╔══

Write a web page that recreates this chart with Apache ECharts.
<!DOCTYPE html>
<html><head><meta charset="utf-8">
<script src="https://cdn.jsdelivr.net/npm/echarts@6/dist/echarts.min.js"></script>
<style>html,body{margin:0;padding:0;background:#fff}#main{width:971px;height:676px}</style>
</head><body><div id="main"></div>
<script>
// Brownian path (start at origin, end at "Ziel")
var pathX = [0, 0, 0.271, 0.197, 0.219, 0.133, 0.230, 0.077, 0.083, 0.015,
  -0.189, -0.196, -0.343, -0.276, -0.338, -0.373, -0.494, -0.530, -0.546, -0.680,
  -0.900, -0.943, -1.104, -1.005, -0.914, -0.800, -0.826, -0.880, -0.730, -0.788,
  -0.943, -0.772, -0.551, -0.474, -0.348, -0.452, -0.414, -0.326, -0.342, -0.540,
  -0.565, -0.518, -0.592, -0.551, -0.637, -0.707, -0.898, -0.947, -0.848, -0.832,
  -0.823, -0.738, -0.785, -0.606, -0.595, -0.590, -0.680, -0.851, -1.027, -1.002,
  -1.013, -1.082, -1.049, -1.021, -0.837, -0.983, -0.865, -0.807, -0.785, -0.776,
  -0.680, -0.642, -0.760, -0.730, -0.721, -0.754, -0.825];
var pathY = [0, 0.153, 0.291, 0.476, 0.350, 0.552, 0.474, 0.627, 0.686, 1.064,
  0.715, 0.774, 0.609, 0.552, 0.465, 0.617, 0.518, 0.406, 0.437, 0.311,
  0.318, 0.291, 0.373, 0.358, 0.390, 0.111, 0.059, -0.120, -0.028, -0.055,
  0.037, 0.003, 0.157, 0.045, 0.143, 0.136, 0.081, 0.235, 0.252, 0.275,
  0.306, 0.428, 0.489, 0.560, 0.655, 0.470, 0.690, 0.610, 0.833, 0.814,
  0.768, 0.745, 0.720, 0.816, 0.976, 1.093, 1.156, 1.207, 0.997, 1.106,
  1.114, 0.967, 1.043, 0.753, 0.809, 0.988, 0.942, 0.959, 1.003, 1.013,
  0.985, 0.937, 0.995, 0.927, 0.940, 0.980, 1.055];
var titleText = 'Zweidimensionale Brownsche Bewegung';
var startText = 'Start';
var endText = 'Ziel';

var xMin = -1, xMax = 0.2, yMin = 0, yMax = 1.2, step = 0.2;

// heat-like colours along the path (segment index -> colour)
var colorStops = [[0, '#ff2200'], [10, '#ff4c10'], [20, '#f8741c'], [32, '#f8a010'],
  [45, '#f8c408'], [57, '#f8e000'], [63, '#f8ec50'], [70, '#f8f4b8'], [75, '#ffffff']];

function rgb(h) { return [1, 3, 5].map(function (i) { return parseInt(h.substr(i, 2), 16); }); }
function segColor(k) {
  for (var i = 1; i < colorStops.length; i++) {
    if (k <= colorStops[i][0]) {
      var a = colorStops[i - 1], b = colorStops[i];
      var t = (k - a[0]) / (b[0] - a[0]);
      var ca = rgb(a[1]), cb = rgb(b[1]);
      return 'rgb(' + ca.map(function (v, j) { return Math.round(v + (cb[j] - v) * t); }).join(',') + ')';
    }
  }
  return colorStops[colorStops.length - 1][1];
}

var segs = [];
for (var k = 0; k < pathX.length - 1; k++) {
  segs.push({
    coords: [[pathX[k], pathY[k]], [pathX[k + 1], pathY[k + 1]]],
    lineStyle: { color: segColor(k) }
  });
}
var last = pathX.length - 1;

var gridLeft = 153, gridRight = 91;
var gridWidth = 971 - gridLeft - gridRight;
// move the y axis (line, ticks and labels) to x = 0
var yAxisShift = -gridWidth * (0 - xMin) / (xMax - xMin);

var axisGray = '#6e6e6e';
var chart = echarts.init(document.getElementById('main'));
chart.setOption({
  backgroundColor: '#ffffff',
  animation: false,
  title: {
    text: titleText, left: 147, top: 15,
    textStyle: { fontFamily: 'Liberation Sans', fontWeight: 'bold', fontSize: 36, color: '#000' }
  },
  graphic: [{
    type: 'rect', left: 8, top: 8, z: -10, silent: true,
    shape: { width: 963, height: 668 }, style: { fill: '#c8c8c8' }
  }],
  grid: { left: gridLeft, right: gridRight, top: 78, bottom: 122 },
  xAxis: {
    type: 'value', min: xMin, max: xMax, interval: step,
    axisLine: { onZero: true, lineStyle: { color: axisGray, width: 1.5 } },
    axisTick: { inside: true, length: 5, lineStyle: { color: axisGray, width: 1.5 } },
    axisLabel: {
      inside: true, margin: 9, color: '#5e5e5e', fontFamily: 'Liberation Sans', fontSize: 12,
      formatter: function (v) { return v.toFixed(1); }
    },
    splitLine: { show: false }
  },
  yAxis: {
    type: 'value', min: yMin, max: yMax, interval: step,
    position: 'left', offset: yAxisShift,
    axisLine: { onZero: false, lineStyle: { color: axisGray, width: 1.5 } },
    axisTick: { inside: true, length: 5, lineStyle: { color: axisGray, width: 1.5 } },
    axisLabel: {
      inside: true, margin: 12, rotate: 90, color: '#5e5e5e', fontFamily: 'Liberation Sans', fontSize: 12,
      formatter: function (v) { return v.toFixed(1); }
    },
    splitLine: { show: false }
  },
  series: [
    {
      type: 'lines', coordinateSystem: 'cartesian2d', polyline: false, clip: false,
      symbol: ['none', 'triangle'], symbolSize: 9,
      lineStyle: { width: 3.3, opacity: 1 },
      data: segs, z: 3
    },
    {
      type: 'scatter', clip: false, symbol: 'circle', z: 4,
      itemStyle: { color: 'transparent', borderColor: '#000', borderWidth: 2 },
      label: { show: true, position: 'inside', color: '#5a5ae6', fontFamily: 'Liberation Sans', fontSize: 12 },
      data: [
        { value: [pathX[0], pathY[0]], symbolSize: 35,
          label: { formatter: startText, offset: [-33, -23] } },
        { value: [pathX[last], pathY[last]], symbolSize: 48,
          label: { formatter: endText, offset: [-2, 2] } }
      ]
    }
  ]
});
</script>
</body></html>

╚══
╔══

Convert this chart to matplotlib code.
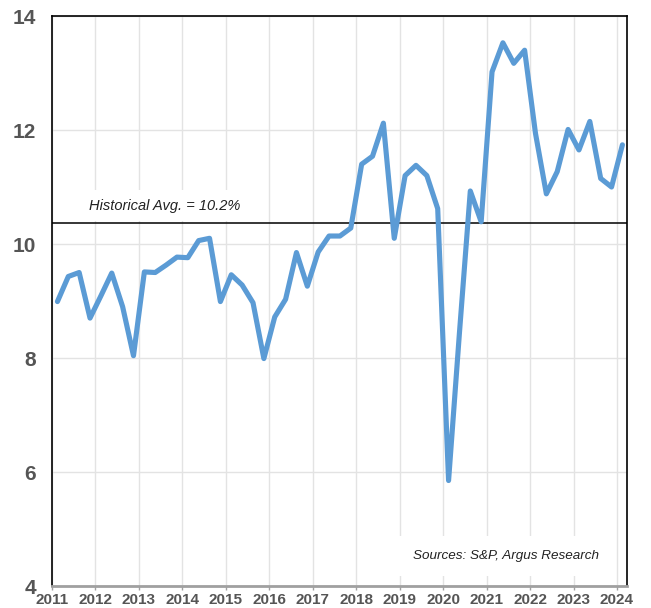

╚══
╔══

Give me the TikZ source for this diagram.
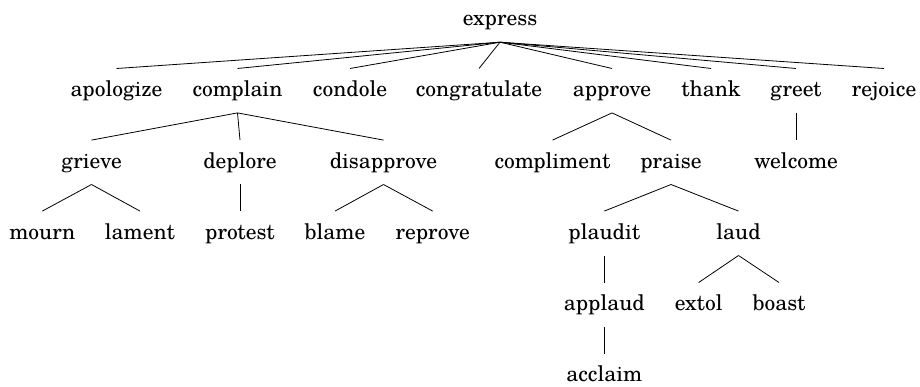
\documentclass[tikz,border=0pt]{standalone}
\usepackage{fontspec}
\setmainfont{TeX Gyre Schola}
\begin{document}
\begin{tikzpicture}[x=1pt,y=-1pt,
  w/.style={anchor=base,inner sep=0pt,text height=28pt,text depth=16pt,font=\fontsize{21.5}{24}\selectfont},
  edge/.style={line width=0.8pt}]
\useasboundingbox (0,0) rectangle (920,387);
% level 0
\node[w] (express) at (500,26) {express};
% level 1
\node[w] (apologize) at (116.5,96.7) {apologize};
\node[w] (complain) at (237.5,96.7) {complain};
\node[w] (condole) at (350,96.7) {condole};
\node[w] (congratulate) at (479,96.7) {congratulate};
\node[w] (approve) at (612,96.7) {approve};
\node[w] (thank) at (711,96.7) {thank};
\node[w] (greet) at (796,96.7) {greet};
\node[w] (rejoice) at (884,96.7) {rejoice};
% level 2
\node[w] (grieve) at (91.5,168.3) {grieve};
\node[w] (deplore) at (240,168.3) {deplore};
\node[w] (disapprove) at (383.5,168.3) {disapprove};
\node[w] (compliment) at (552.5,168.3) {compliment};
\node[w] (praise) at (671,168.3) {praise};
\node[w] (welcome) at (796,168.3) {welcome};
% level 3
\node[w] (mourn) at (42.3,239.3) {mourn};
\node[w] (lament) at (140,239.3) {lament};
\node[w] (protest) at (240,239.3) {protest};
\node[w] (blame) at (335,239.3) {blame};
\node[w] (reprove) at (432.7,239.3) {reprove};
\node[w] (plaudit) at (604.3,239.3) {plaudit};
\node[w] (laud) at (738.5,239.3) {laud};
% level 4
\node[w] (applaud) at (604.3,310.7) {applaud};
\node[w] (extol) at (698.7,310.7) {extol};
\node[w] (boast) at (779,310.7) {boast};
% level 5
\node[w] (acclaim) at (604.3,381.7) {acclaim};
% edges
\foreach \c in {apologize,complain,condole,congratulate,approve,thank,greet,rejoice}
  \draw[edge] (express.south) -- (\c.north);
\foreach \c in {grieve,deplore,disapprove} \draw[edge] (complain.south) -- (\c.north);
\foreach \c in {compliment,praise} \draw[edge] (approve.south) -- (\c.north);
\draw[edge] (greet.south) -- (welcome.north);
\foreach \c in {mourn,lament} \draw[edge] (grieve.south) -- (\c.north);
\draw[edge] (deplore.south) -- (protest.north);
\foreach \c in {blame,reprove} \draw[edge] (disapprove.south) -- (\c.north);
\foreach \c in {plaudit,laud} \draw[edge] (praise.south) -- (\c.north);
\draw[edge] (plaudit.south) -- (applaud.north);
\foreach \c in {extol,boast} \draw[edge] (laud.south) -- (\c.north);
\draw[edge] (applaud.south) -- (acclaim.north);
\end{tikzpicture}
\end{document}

╚══

Which lines of the data include "this"? Copy each of them.

● Output:
Write a web page that recreates this chart with Apache ECharts.
Convert this chart to matplotlib code.
Give me the TikZ source for this diagram.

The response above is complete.